In 1935, leaving school at fourteen, Dorothy became the first woman employed at D.E. (Desmond) Chandlers’ agricultural ironmongers and workshops on Westgate, Grantham, opposite the Blue Ram. The workshops extended back to the railway, and the company sold everything. Dorothy was the office girl. Mr Chandler lived in Easthorpe Manor and often gave Dorothy a lift to work, though she also went by train. She worked nine to five-thirty six days a week, started on 10 shillings a week pay, and had 1 week holiday, later 2 weeks. She also attended night school, on a business programme held in school rooms. It was a happy time. Chandlers were known to be a very helpful shop that lasted up to ca.1970. They had a hatchery and sold everything from chickens, and poultry houses, to tractors.

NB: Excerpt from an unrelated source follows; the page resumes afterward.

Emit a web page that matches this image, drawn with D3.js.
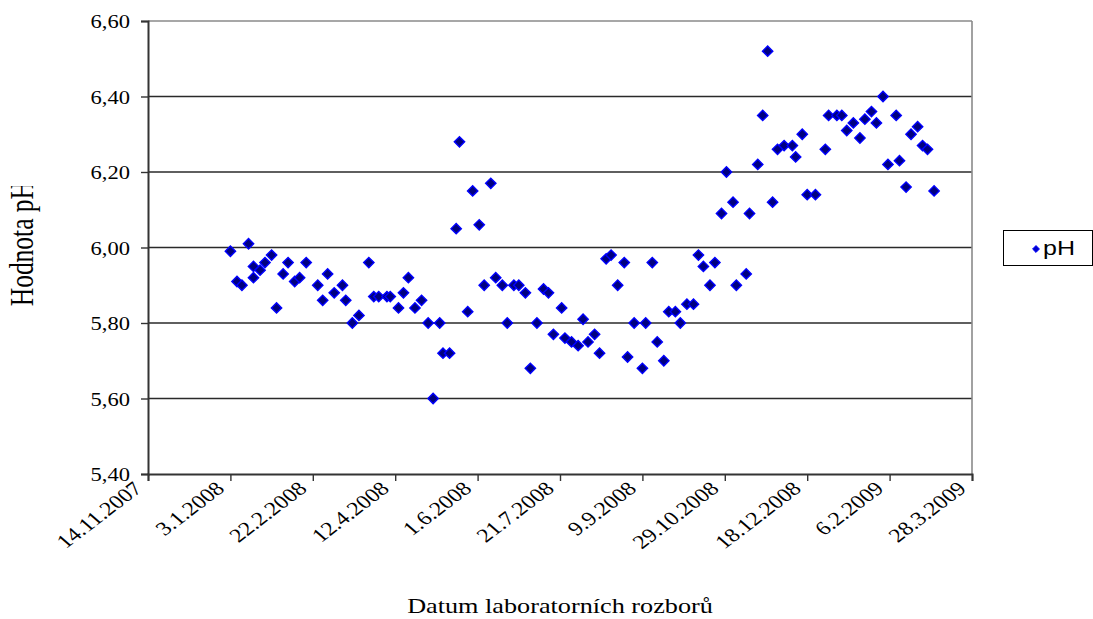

When the Second World War broke out, she was conscripted for War Work, and was employed on an armaments production line making guns at Grantham Productions, part of British MARCO. The factory was struck by bombs once or twice, but continued in production. She also served with the Air Raid Precautions (ARP) under Mr Silverwood, acting as a messenger from their village HQ in the building now occupied by Sid Culpins’ greengrocers on Queen Street. Her father was in the Observer Corps, stationed in the post whose remains can be seen on Beacon Hill. Building the aerodrome at Normanton brought a flux of construction workers, many irish, into the village in 1940-41. She remembers the Lancaster bombers taking off over the village, and the red warning light that was mounted on the church spire (worked by a switch set on the side of Providence Cottage).
In the early part of the Second World War, the Brewsters took in an evacuee from Sheffield, a nine year old boy called Maurice Pemberton, who had a brother and two sisters also lodged with families in Bottesford. He was a nice boy, who turned up with just the clothes he was wearing and his gas mask. He was made at home, clothed and sent off to attend a special school set up in the chapel until after staying a year his family took him back.
Dorothy married in 1942, her husband on a weekend pass before spending three years with the Army in the Middle East and Italy. Her twin brother Charles was called up and joined the airforce. He served in India, and returned home after the war (he died three years ago, 2003). Her younger brother, Philip, joined the navy but tragically went missing at sea. Her elder brother, William, married a girl from Wellingborough and went to live there before the War. He joined the army and was one of those evacuated from Dunkirk. After this he became ill, and he died soon after the war ended of his illness.
Dorothy is a founding member of the Bottesford Local History Society, and regularly attends its meetings. Before that she was joint secretary of the local WI branch alongside Mrs Edna Daybell. The chairman was Mrs Parr who came from Elton. She has seen the long series of post-war changes that continue to transform the village. She remembers knowing everyone in the village during the 1950s, but adds that sadly this is no longer possible. She is very well regarded, and known to have a large collection of old photographs and other items of historic value concerning the village.